Wednesday, August 26, 2009

Oops

Over the last week or so, I have wondered if media types ever get tired of getting what they wanted.

All summer long the media has been salivating over the prospect of an actual media event with Dany Heatley. Without real, hard news to go on, the media has enjoyed the opportunity to speculate as to Heatley's real or imagined complaints, as well as to drag what is left of his character through the mud. The resulting column inches have ranged from insightful analysis through studied indifference and ending at borderline-libelous vitriol.

But last week, Heatley ran out of time to hide and popped up at a media event just before the Olympic team orientation camp.

At which he said precisely nothing new.

This led to another brief round of analysis touting how selfish and unrealistic Heatley's views on his role in the team really is. But since then, since Heatley has continued to say precisely nothing new, the story has almost totally run out of air.

Which I suppose is a 20-20-hindsight lesson for the Heatley camp. If he'd had this media event in June when the story broke, it would have been all over by Canada Day. Well until his refusal to go to Edmonton breathed new life into it, but even that would have lasted less than a week.

In the absence of facts, the media is free to churn itself into a frenzy over theories, rumors, and speculation. Throwing facts on the fire will result in a brief burst of coverage, but after that it will fizzle out for the most part.

Now the collective media has a problem: how to continue to breathe life into this story now that speculation is off the table.
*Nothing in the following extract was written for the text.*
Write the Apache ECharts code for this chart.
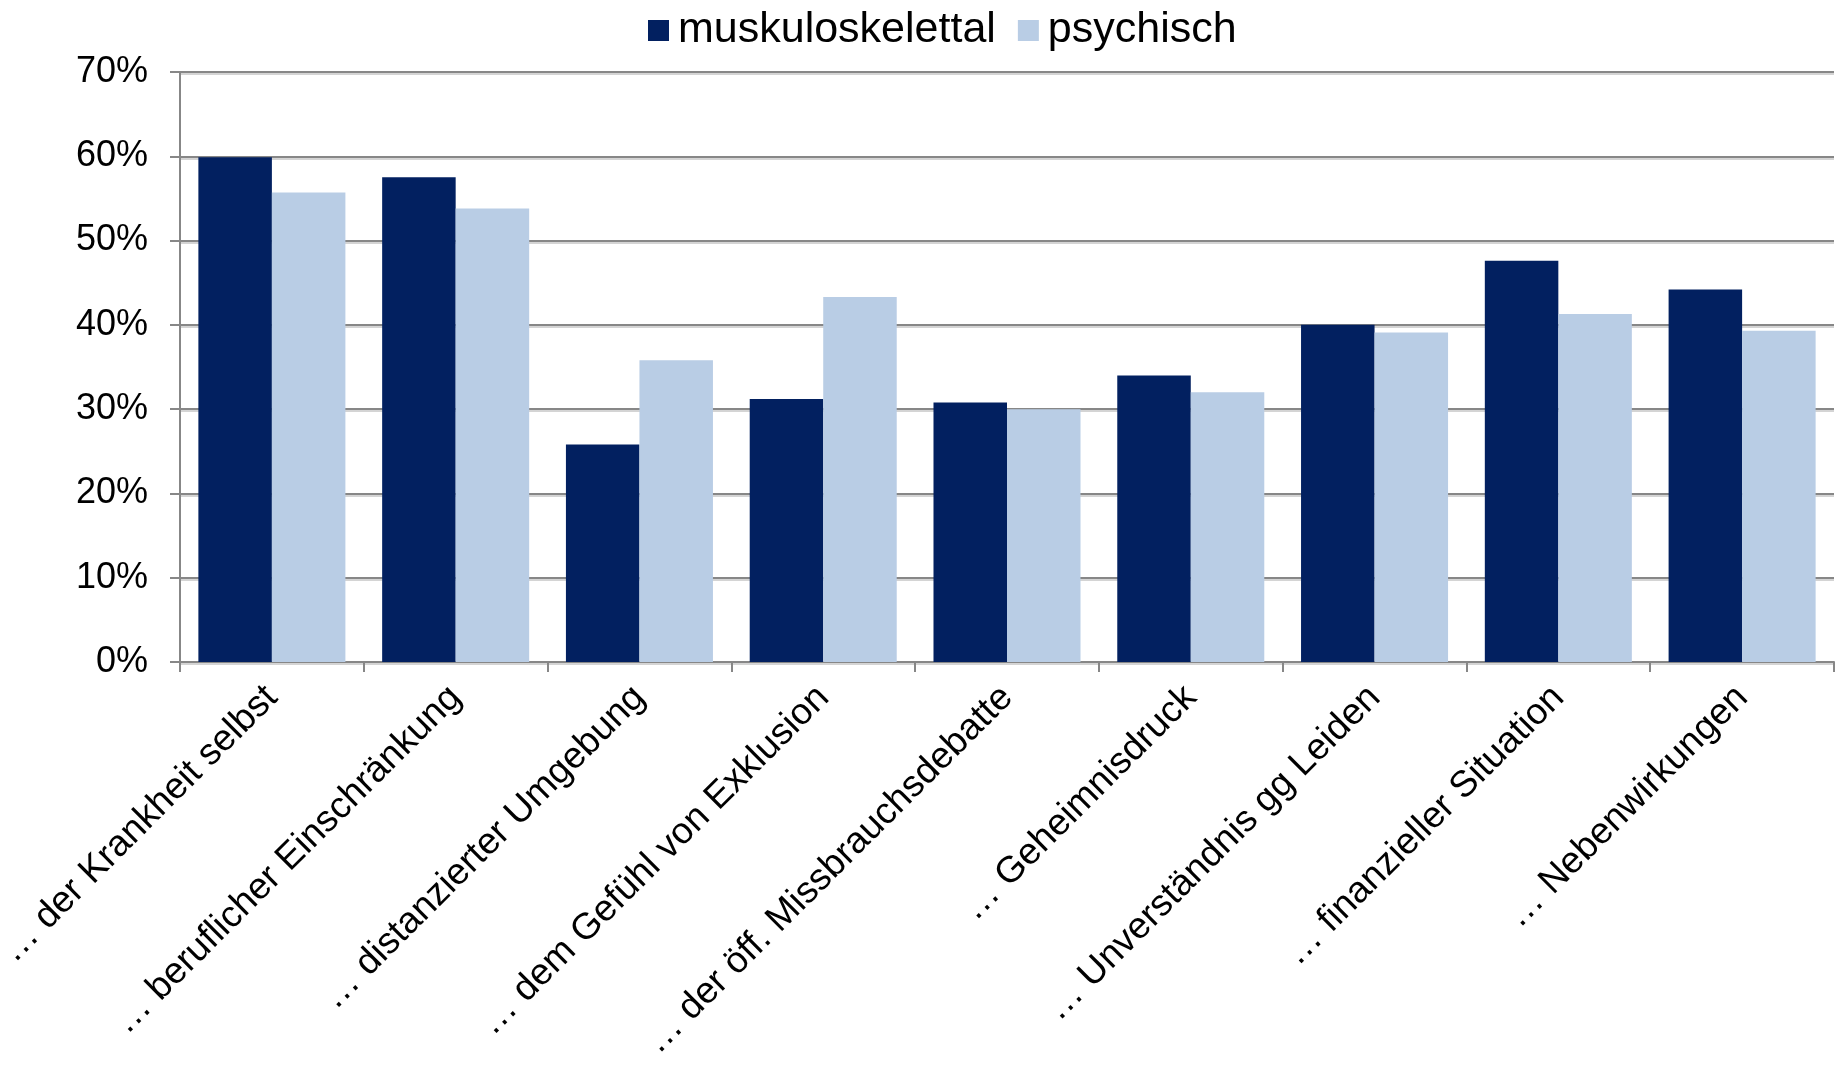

Personally my view hasn't changed -- I have been a proponent of trading Heatley for hockey reasons since last season. I still think that Heatley could be traded for the proverbial bag-o-pucks, just because $7 million in cap space can buy a lot of second-line talent in today's league; any value above that, assuming it is real value and not just an assortment of random parts, would be a bonus.

But what is probably going to happen is that Heatley will still be an Ottawa Senator in the fall. He'll get roundly booed the first few games, but his trick of putting the puck in the net will win back the fans. The result will be that the fanbase will be once again firmly behind him and will feel betrayed by the Senators organization when the inevitable trade happens around Christmas.

All of which will probably generate more column inches all over the place, here included. But only on matters which are truly speculative.